Hi CW,

I just wanted to say hi, and wish you well with things.

Your sitch sounds very similar to mine. Though I just started straight in here at MLC!! I guess things had just gotten that much further down the road before I found this board.

I too am going through the L's right now, and child support etc. Not what I ever wanted to do, but realizing that I have to be tough on behalf of my children and theirs and our future and follow through on it.

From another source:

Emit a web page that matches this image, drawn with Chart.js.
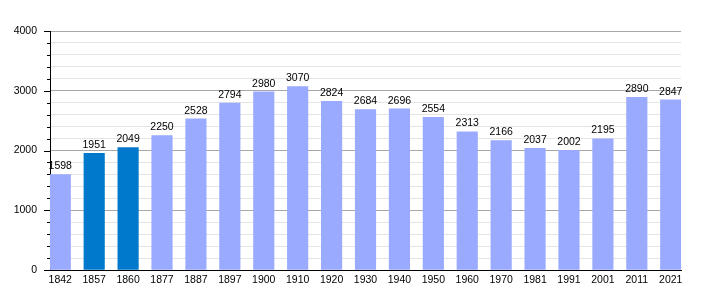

We did move out of the dream house, which like yours was full of mixed memories. The only difference being that I didn't have a say in it, because we'd sold it just a few weeks before H left. It was a nice house, and the kids do miss it, but to be honest, it was like a breath of fresh air getting out of there too. It was a suburb house, and the neighbours got all gossipy, and there were to many mixed memories. My kids are thriving in their new environment... still tough for me to start over, but I guess that would have happened no matter where I was. I did buy, but then I feel sort of "locked in" by the immediacy of the decision I made, so maybe renting for a while is not all that bad. Besides, if you look for a bit and get lucky, you can sometimes rent a much nicer place than you can buy.

I know the feeling after the L of the "purging cry". Last visit I didn't even cry (though I was sad). And yes, it does feel like D is inevitably moving forward. But you know, nothing is written in stone. Do what you need to do, and the rest will happen however that is.

Anyways, just stopping by, and hope you find good ways through all this, I totally hear where you're at!!